:: MATERIAL PROVIDED ::

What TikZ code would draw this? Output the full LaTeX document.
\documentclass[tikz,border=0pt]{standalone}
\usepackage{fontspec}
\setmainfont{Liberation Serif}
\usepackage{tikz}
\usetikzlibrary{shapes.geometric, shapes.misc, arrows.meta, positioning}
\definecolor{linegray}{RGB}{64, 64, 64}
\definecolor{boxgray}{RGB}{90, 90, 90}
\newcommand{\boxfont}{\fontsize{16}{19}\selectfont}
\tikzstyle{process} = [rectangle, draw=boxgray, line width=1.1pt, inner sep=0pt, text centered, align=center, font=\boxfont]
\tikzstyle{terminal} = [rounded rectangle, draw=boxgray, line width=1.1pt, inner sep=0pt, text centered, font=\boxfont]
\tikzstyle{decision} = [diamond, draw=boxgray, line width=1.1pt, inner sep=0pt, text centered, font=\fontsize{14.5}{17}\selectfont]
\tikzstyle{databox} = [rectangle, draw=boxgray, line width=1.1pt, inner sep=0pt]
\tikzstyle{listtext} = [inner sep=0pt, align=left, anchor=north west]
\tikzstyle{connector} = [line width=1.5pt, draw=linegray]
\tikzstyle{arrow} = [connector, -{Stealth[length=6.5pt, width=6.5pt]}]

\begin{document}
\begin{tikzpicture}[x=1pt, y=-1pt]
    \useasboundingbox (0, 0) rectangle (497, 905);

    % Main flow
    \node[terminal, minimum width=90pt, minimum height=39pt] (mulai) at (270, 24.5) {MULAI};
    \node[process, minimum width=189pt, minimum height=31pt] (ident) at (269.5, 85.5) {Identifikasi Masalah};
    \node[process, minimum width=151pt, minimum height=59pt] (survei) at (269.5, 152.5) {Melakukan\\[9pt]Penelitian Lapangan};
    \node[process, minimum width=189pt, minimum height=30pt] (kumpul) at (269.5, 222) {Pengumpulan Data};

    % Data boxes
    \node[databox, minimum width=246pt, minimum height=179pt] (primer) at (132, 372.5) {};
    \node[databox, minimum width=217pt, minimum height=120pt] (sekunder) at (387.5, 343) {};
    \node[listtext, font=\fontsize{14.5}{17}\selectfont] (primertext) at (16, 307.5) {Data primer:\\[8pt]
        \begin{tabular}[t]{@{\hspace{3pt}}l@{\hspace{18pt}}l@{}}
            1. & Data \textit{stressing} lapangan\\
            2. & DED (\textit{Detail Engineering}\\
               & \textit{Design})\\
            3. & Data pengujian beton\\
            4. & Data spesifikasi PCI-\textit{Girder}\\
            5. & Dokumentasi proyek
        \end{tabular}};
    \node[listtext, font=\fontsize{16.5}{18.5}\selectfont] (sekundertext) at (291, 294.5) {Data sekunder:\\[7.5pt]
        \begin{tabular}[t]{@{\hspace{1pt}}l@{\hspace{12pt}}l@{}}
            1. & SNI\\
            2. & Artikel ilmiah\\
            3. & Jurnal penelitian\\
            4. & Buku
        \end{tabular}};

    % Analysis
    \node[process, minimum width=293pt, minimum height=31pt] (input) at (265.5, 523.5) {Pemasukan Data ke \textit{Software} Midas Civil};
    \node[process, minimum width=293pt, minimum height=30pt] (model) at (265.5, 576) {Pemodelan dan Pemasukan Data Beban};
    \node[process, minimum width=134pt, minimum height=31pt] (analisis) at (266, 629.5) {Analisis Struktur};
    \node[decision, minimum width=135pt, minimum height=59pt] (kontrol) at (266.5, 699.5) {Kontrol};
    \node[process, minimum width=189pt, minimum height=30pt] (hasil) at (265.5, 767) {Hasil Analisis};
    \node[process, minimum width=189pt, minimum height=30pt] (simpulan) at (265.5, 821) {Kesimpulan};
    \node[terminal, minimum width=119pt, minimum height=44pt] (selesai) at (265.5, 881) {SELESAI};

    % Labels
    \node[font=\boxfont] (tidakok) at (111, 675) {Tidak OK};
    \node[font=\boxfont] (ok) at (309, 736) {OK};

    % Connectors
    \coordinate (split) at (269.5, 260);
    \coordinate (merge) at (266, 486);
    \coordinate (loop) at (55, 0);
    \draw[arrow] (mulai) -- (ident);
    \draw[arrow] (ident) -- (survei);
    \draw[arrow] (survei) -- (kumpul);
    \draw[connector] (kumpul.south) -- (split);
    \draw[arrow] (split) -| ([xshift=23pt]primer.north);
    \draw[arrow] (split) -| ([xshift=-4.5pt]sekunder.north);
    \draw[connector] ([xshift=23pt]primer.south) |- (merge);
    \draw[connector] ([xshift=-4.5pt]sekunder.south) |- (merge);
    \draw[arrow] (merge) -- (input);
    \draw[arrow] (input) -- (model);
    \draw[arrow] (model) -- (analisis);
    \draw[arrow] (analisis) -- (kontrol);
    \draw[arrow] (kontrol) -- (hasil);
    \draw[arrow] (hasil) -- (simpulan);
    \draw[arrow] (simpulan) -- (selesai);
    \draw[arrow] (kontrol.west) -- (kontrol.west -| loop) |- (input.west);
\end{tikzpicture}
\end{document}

:::

Extract each line of the material exactly as it stands.

What TikZ code would draw this? Output the full LaTeX document.
\documentclass[tikz,border=0pt]{standalone}
\usepackage{fontspec}
\setmainfont{Liberation Serif}
\usepackage{tikz}
\usetikzlibrary{shapes.geometric, shapes.misc, arrows.meta, positioning}
\definecolor{linegray}{RGB}{64, 64, 64}
\definecolor{boxgray}{RGB}{90, 90, 90}
\newcommand{\boxfont}{\fontsize{16}{19}\selectfont}
\tikzstyle{process} = [rectangle, draw=boxgray, line width=1.1pt, inner sep=0pt, text centered, align=center, font=\boxfont]
\tikzstyle{terminal} = [rounded rectangle, draw=boxgray, line width=1.1pt, inner sep=0pt, text centered, font=\boxfont]
\tikzstyle{decision} = [diamond, draw=boxgray, line width=1.1pt, inner sep=0pt, text centered, font=\fontsize{14.5}{17}\selectfont]
\tikzstyle{databox} = [rectangle, draw=boxgray, line width=1.1pt, inner sep=0pt]
\tikzstyle{listtext} = [inner sep=0pt, align=left, anchor=north west]
\tikzstyle{connector} = [line width=1.5pt, draw=linegray]
\tikzstyle{arrow} = [connector, -{Stealth[length=6.5pt, width=6.5pt]}]

\begin{document}
\begin{tikzpicture}[x=1pt, y=-1pt]
    \useasboundingbox (0, 0) rectangle (497, 905);

    % Main flow
    \node[terminal, minimum width=90pt, minimum height=39pt] (mulai) at (270, 24.5) {MULAI};
    \node[process, minimum width=189pt, minimum height=31pt] (ident) at (269.5, 85.5) {Identifikasi Masalah};
    \node[process, minimum width=151pt, minimum height=59pt] (survei) at (269.5, 152.5) {Melakukan\\[9pt]Penelitian Lapangan};
    \node[process, minimum width=189pt, minimum height=30pt] (kumpul) at (269.5, 222) {Pengumpulan Data};

    % Data boxes
    \node[databox, minimum width=246pt, minimum height=179pt] (primer) at (132, 372.5) {};
    \node[databox, minimum width=217pt, minimum height=120pt] (sekunder) at (387.5, 343) {};
    \node[listtext, font=\fontsize{14.5}{17}\selectfont] (primertext) at (16, 307.5) {Data primer:\\[8pt]
        \begin{tabular}[t]{@{\hspace{3pt}}l@{\hspace{18pt}}l@{}}
            1. & Data \textit{stressing} lapangan\\
            2. & DED (\textit{Detail Engineering}\\
               & \textit{Design})\\
            3. & Data pengujian beton\\
            4. & Data spesifikasi PCI-\textit{Girder}\\
            5. & Dokumentasi proyek
        \end{tabular}};
    \node[listtext, font=\fontsize{16.5}{18.5}\selectfont] (sekundertext) at (291, 294.5) {Data sekunder:\\[7.5pt]
        \begin{tabular}[t]{@{\hspace{1pt}}l@{\hspace{12pt}}l@{}}
            1. & SNI\\
            2. & Artikel ilmiah\\
            3. & Jurnal penelitian\\
            4. & Buku
        \end{tabular}};

    % Analysis
    \node[process, minimum width=293pt, minimum height=31pt] (input) at (265.5, 523.5) {Pemasukan Data ke \textit{Software} Midas Civil};
    \node[process, minimum width=293pt, minimum height=30pt] (model) at (265.5, 576) {Pemodelan dan Pemasukan Data Beban};
    \node[process, minimum width=134pt, minimum height=31pt] (analisis) at (266, 629.5) {Analisis Struktur};
    \node[decision, minimum width=135pt, minimum height=59pt] (kontrol) at (266.5, 699.5) {Kontrol};
    \node[process, minimum width=189pt, minimum height=30pt] (hasil) at (265.5, 767) {Hasil Analisis};
    \node[process, minimum width=189pt, minimum height=30pt] (simpulan) at (265.5, 821) {Kesimpulan};
    \node[terminal, minimum width=119pt, minimum height=44pt] (selesai) at (265.5, 881) {SELESAI};

    % Labels
    \node[font=\boxfont] (tidakok) at (111, 675) {Tidak OK};
    \node[font=\boxfont] (ok) at (309, 736) {OK};

    % Connectors
    \coordinate (split) at (269.5, 260);
    \coordinate (merge) at (266, 486);
    \coordinate (loop) at (55, 0);
    \draw[arrow] (mulai) -- (ident);
    \draw[arrow] (ident) -- (survei);
    \draw[arrow] (survei) -- (kumpul);
    \draw[connector] (kumpul.south) -- (split);
    \draw[arrow] (split) -| ([xshift=23pt]primer.north);
    \draw[arrow] (split) -| ([xshift=-4.5pt]sekunder.north);
    \draw[connector] ([xshift=23pt]primer.south) |- (merge);
    \draw[connector] ([xshift=-4.5pt]sekunder.south) |- (merge);
    \draw[arrow] (merge) -- (input);
    \draw[arrow] (input) -- (model);
    \draw[arrow] (model) -- (analisis);
    \draw[arrow] (analisis) -- (kontrol);
    \draw[arrow] (kontrol) -- (hasil);
    \draw[arrow] (hasil) -- (simpulan);
    \draw[arrow] (simpulan) -- (selesai);
    \draw[arrow] (kontrol.west) -- (kontrol.west -| loop) |- (input.west);
\end{tikzpicture}
\end{document}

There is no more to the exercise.